**WRITTEN TASK**: Copy, character for character, the lines running from the one with "Emit a Python" to the one with "import numpy as np", ends included. Leave out every other line.

**GIVEN RECORDS**:
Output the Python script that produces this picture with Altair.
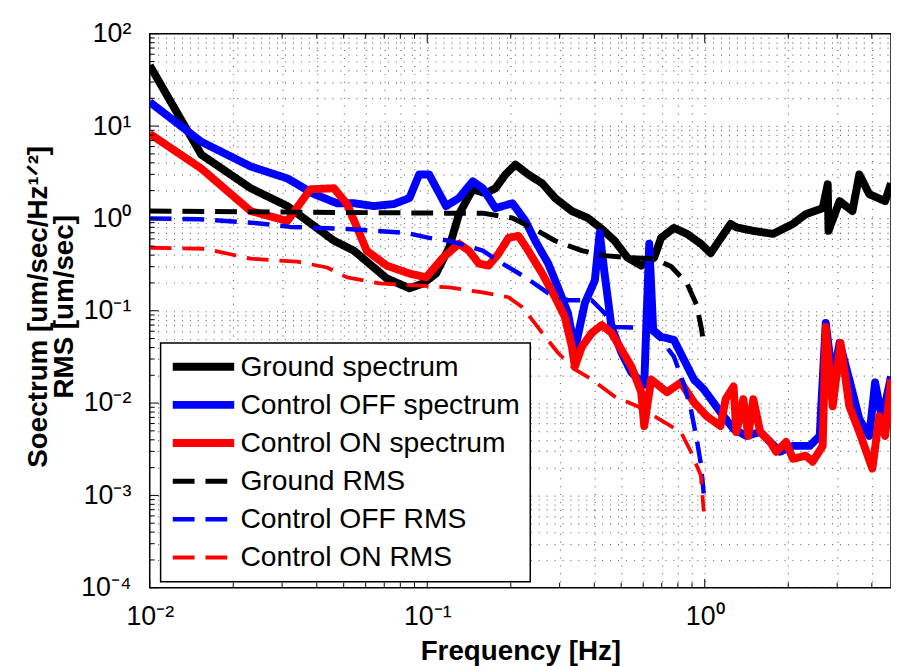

...

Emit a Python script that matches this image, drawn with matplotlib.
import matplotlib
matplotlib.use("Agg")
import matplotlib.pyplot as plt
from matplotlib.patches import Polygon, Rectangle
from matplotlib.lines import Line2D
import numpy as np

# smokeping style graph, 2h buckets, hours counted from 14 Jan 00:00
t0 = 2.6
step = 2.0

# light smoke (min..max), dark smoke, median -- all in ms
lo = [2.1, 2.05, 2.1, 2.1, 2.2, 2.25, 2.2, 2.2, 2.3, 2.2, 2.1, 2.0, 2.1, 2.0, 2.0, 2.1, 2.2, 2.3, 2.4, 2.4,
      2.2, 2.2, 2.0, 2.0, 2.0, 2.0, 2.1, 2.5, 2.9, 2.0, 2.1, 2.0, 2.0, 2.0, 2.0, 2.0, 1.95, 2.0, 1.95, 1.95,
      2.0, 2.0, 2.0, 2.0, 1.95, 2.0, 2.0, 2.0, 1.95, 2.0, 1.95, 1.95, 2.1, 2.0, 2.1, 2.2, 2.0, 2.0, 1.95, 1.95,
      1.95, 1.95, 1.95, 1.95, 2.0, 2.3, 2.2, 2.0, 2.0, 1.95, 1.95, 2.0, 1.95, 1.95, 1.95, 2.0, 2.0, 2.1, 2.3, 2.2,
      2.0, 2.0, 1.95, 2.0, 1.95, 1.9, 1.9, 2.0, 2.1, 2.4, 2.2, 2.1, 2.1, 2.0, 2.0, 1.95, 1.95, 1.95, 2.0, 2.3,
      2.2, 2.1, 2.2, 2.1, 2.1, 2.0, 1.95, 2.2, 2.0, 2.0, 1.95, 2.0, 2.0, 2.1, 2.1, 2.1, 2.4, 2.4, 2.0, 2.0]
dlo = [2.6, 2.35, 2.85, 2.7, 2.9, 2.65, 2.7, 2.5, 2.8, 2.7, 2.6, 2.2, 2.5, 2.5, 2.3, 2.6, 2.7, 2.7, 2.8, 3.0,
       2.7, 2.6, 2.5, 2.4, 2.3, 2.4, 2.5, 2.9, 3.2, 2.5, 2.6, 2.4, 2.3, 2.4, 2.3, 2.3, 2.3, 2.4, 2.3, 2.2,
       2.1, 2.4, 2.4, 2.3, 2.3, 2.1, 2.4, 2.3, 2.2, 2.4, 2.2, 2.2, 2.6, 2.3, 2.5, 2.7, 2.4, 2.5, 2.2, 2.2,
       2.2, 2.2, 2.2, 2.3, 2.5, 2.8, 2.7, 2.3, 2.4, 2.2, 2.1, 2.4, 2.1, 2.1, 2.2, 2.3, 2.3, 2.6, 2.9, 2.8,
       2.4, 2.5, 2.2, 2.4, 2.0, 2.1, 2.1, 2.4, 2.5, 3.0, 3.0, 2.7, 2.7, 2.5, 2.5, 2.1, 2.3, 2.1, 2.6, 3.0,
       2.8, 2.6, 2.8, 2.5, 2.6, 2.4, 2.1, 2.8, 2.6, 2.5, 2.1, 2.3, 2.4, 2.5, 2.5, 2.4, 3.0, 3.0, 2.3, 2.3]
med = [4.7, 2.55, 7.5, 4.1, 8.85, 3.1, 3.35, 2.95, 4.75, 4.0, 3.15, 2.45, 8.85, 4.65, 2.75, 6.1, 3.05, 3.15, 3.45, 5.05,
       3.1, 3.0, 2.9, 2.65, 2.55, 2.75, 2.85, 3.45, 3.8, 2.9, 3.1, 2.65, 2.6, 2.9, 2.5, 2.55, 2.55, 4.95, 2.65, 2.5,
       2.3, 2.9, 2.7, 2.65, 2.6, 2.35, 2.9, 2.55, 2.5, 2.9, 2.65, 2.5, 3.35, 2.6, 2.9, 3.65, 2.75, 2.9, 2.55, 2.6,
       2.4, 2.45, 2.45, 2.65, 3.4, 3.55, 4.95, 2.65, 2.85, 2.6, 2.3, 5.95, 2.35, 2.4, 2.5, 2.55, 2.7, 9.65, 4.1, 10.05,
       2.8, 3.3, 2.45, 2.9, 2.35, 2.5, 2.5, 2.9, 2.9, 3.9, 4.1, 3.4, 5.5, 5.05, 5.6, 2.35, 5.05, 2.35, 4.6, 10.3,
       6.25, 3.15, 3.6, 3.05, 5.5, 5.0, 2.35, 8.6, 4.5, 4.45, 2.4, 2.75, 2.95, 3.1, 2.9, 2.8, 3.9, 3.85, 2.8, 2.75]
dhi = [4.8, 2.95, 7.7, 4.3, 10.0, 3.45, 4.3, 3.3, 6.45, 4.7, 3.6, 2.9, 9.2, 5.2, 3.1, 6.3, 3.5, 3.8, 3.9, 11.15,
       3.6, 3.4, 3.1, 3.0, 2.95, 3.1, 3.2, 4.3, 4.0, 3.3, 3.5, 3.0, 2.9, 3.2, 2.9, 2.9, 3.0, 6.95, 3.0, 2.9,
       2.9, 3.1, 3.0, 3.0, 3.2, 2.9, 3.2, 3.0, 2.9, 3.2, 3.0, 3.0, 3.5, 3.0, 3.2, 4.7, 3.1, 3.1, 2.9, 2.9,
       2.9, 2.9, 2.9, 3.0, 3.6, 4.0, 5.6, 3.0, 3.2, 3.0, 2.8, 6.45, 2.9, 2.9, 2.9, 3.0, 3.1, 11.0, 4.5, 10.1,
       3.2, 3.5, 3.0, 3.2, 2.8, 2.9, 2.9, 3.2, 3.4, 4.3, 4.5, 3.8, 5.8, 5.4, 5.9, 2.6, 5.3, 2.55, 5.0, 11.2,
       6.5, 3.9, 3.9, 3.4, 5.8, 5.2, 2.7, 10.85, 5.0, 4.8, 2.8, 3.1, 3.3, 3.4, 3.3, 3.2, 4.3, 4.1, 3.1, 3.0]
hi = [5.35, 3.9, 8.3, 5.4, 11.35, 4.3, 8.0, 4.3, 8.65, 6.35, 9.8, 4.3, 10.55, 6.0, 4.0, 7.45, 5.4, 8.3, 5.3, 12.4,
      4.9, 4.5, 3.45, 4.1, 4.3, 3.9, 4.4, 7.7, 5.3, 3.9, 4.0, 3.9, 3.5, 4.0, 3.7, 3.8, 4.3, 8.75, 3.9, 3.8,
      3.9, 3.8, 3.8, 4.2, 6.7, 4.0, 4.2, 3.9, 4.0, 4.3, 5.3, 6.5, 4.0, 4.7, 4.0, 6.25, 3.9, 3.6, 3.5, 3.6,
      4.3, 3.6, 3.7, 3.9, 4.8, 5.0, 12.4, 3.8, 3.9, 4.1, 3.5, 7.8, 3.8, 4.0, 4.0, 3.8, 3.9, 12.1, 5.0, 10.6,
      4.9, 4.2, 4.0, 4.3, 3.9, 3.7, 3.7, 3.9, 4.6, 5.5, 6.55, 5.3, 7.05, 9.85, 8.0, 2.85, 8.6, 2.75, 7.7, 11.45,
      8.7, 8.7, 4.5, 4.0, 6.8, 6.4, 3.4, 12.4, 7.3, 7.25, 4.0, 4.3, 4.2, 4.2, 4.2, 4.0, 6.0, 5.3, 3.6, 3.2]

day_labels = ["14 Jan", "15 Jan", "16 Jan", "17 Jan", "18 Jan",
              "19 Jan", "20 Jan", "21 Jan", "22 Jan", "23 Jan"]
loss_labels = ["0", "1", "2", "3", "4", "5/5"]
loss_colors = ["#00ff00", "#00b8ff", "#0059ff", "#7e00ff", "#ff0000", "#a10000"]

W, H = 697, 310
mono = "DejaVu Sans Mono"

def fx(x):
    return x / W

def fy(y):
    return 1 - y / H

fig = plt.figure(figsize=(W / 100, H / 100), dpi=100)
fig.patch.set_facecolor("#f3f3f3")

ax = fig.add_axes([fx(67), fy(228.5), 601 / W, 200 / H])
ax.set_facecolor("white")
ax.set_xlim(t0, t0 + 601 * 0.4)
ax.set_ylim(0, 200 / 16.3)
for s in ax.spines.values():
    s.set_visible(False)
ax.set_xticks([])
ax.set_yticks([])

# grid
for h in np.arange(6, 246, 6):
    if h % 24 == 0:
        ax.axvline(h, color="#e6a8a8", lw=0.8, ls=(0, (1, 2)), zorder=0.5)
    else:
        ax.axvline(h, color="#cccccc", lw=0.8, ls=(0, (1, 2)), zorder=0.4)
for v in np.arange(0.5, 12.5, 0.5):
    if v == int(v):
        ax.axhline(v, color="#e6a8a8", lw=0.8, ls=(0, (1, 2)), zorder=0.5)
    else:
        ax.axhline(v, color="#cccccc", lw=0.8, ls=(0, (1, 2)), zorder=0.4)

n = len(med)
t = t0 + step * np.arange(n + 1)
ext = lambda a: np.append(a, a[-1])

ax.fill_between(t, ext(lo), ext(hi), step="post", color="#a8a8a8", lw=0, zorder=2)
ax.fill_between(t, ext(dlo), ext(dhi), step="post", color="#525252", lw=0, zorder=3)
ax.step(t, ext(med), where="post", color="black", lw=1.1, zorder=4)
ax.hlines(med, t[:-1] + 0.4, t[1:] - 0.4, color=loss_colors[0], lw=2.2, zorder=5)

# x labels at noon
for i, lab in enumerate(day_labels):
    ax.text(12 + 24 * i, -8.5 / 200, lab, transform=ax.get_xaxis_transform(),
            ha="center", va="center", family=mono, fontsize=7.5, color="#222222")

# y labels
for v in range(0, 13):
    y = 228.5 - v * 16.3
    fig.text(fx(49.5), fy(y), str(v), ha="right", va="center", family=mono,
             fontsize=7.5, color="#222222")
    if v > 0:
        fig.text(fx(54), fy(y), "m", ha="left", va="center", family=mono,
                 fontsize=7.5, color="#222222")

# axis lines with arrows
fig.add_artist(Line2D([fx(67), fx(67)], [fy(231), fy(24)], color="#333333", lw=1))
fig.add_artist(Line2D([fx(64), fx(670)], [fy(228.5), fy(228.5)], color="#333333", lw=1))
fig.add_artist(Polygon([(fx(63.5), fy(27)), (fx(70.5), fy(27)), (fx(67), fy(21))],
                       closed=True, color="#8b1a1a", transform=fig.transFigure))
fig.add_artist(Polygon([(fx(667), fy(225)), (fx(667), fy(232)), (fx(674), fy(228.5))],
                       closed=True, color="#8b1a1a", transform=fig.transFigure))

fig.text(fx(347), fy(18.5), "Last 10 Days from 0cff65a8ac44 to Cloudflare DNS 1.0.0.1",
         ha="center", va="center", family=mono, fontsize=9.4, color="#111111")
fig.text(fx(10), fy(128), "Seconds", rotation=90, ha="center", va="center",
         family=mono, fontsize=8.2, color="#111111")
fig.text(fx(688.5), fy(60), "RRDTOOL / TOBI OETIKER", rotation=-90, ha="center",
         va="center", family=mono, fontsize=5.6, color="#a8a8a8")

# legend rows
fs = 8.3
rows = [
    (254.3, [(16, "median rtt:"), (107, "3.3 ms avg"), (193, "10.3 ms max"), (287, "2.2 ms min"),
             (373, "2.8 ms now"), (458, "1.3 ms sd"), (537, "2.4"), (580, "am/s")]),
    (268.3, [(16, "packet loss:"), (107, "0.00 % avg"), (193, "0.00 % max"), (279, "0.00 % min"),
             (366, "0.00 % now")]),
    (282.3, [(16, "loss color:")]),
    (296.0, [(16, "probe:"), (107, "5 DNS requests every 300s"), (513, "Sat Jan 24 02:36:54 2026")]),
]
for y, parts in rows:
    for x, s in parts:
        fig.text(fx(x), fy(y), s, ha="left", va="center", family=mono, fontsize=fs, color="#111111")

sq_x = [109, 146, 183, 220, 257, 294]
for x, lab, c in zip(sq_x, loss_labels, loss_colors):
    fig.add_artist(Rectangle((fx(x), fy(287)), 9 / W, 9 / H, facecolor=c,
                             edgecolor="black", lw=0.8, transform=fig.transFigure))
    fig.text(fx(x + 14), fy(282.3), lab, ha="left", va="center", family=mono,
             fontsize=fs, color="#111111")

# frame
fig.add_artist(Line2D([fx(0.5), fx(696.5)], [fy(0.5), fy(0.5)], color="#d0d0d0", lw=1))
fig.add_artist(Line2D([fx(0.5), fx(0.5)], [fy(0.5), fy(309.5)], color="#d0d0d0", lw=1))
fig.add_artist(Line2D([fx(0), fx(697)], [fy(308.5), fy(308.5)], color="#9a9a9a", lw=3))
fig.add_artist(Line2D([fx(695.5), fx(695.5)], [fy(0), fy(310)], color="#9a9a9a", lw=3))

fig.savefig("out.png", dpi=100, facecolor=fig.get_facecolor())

**EXERCISE SOLUTION**:
Emit a Python script that matches this image, drawn with matplotlib.
import matplotlib
matplotlib.use("Agg")
import matplotlib.pyplot as plt
from matplotlib.patches import Polygon, Rectangle
from matplotlib.lines import Line2D
import numpy as np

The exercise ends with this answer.